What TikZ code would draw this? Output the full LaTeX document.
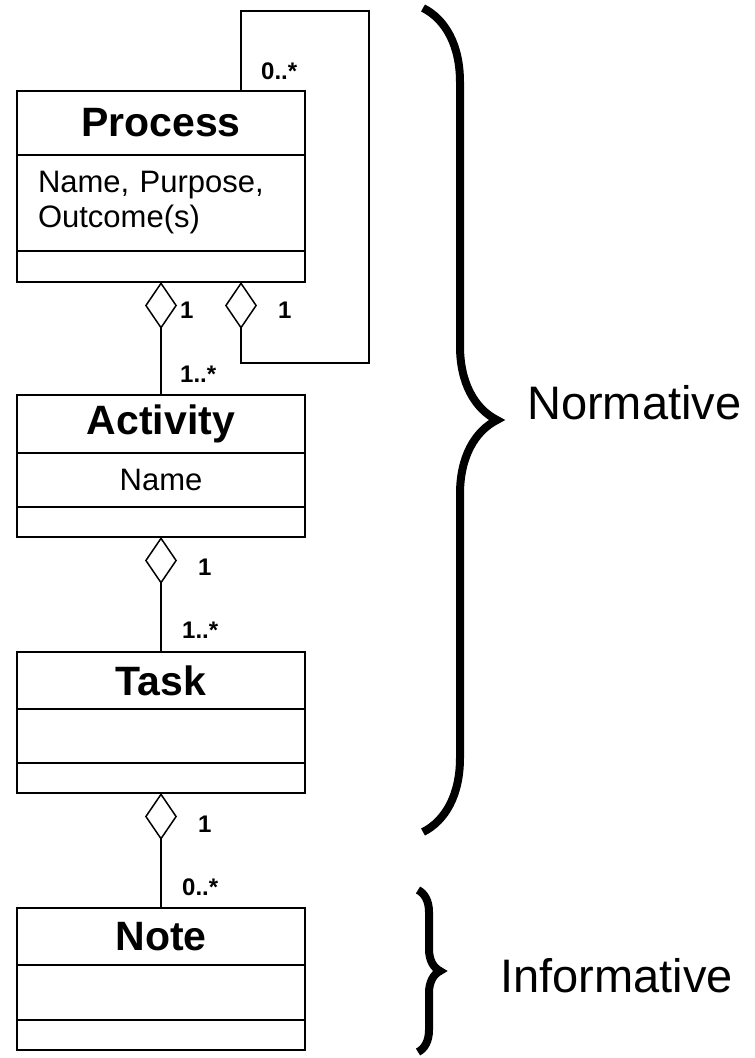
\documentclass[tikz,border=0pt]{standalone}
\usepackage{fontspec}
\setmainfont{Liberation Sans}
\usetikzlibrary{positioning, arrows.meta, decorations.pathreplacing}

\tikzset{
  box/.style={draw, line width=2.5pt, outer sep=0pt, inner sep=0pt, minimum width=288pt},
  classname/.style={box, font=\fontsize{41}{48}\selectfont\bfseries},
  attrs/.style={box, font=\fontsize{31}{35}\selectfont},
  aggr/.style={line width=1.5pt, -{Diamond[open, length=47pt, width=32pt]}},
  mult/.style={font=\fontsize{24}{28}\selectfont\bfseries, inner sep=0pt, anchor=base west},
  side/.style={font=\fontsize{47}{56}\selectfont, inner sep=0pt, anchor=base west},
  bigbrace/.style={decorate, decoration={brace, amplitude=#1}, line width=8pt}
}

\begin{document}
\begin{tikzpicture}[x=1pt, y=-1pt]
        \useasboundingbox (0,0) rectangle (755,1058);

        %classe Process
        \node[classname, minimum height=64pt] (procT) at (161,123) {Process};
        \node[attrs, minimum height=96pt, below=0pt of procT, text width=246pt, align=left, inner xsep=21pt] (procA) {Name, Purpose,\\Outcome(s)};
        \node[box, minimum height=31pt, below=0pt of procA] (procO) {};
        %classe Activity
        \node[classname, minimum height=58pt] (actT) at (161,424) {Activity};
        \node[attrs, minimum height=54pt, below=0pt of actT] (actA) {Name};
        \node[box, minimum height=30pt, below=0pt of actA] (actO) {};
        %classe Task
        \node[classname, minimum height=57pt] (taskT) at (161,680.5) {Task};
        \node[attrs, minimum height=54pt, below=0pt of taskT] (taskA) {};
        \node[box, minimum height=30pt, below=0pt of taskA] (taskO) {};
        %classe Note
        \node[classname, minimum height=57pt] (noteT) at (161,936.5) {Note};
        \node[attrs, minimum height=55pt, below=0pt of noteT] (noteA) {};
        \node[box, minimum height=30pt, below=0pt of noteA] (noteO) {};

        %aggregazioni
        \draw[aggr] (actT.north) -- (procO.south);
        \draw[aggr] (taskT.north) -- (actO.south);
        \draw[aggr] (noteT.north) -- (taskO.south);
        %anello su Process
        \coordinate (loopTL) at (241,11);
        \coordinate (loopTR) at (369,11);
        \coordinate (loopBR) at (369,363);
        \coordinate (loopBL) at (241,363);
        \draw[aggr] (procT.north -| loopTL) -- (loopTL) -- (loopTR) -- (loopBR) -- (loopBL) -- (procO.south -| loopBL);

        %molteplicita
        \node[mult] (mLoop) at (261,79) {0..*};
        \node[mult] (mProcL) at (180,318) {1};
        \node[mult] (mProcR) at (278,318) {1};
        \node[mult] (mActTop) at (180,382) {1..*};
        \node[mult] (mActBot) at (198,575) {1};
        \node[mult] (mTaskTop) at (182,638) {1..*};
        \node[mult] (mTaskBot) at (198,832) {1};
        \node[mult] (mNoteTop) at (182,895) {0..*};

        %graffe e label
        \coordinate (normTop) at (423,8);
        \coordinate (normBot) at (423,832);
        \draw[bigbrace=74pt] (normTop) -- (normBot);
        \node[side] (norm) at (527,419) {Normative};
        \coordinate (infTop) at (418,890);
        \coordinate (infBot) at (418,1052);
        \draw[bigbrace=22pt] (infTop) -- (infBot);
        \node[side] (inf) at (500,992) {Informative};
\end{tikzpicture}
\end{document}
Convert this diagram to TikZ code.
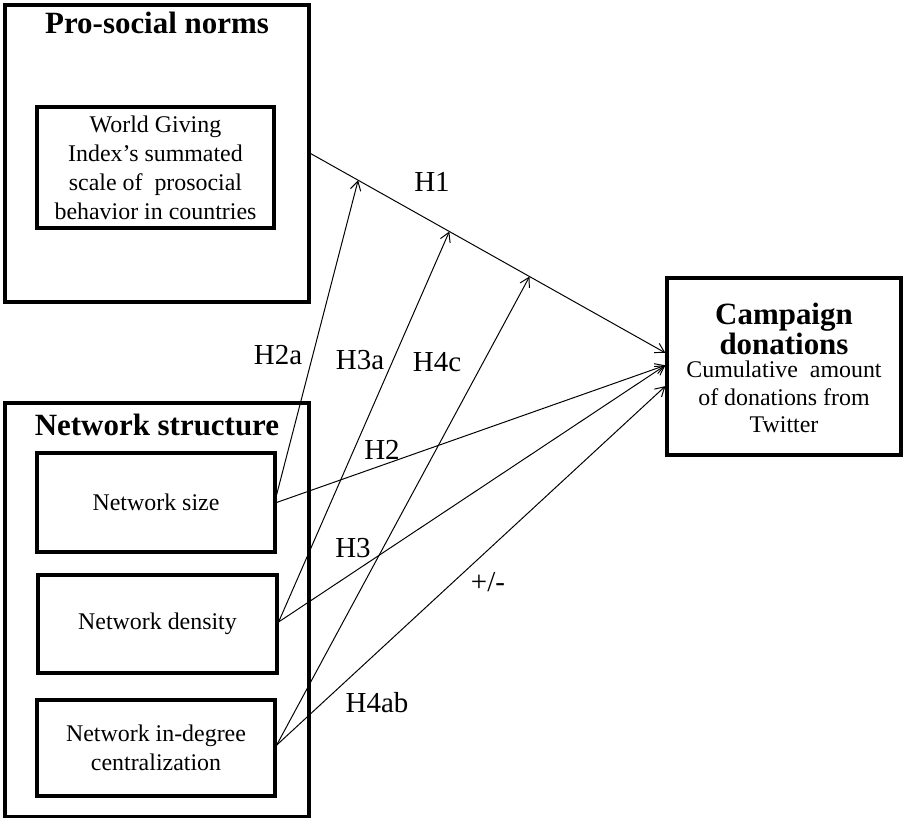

## Exercise brief
All of the records need repeating exactly, except for the pictures.

## The solution
What TikZ code would draw this? Output the full LaTeX document.
\documentclass[tikz,border=0pt]{standalone}
\usepackage{fontspec}
\setmainfont{Liberation Sans}
\usetikzlibrary{positioning, arrows.meta, decorations.pathreplacing}

\tikzset{
  box/.style={draw, line width=2.5pt, outer sep=0pt, inner sep=0pt, minimum width=288pt},
  classname/.style={box, font=\fontsize{41}{48}\selectfont\bfseries},
  attrs/.style={box, font=\fontsize{31}{35}\selectfont},
  aggr/.style={line width=1.5pt, -{Diamond[open, length=47pt, width=32pt]}},
  mult/.style={font=\fontsize{24}{28}\selectfont\bfseries, inner sep=0pt, anchor=base west},
  side/.style={font=\fontsize{47}{56}\selectfont, inner sep=0pt, anchor=base west},
  bigbrace/.style={decorate, decoration={brace, amplitude=#1}, line width=8pt}
}

\begin{document}
\begin{tikzpicture}[x=1pt, y=-1pt]
        \useasboundingbox (0,0) rectangle (755,1058);

        %classe Process
        \node[classname, minimum height=64pt] (procT) at (161,123) {Process};
        \node[attrs, minimum height=96pt, below=0pt of procT, text width=246pt, align=left, inner xsep=21pt] (procA) {Name, Purpose,\\Outcome(s)};
        \node[box, minimum height=31pt, below=0pt of procA] (procO) {};
        %classe Activity
        \node[classname, minimum height=58pt] (actT) at (161,424) {Activity};
        \node[attrs, minimum height=54pt, below=0pt of actT] (actA) {Name};
        \node[box, minimum height=30pt, below=0pt of actA] (actO) {};
        %classe Task
        \node[classname, minimum height=57pt] (taskT) at (161,680.5) {Task};
        \node[attrs, minimum height=54pt, below=0pt of taskT] (taskA) {};
        \node[box, minimum height=30pt, below=0pt of taskA] (taskO) {};
        %classe Note
        \node[classname, minimum height=57pt] (noteT) at (161,936.5) {Note};
        \node[attrs, minimum height=55pt, below=0pt of noteT] (noteA) {};
        \node[box, minimum height=30pt, below=0pt of noteA] (noteO) {};

        %aggregazioni
        \draw[aggr] (actT.north) -- (procO.south);
        \draw[aggr] (taskT.north) -- (actO.south);
        \draw[aggr] (noteT.north) -- (taskO.south);
        %anello su Process
        \coordinate (loopTL) at (241,11);
        \coordinate (loopTR) at (369,11);
        \coordinate (loopBR) at (369,363);
        \coordinate (loopBL) at (241,363);
        \draw[aggr] (procT.north -| loopTL) -- (loopTL) -- (loopTR) -- (loopBR) -- (loopBL) -- (procO.south -| loopBL);

        %molteplicita
        \node[mult] (mLoop) at (261,79) {0..*};
        \node[mult] (mProcL) at (180,318) {1};
        \node[mult] (mProcR) at (278,318) {1};
        \node[mult] (mActTop) at (180,382) {1..*};
        \node[mult] (mActBot) at (198,575) {1};
        \node[mult] (mTaskTop) at (182,638) {1..*};
        \node[mult] (mTaskBot) at (198,832) {1};
        \node[mult] (mNoteTop) at (182,895) {0..*};

        %graffe e label
        \coordinate (normTop) at (423,8);
        \coordinate (normBot) at (423,832);
        \draw[bigbrace=74pt] (normTop) -- (normBot);
        \node[side] (norm) at (527,419) {Normative};
        \coordinate (infTop) at (418,890);
        \coordinate (infBot) at (418,1052);
        \draw[bigbrace=22pt] (infTop) -- (infBot);
        \node[side] (inf) at (500,992) {Informative};
\end{tikzpicture}
\end{document}
Convert this diagram to TikZ code.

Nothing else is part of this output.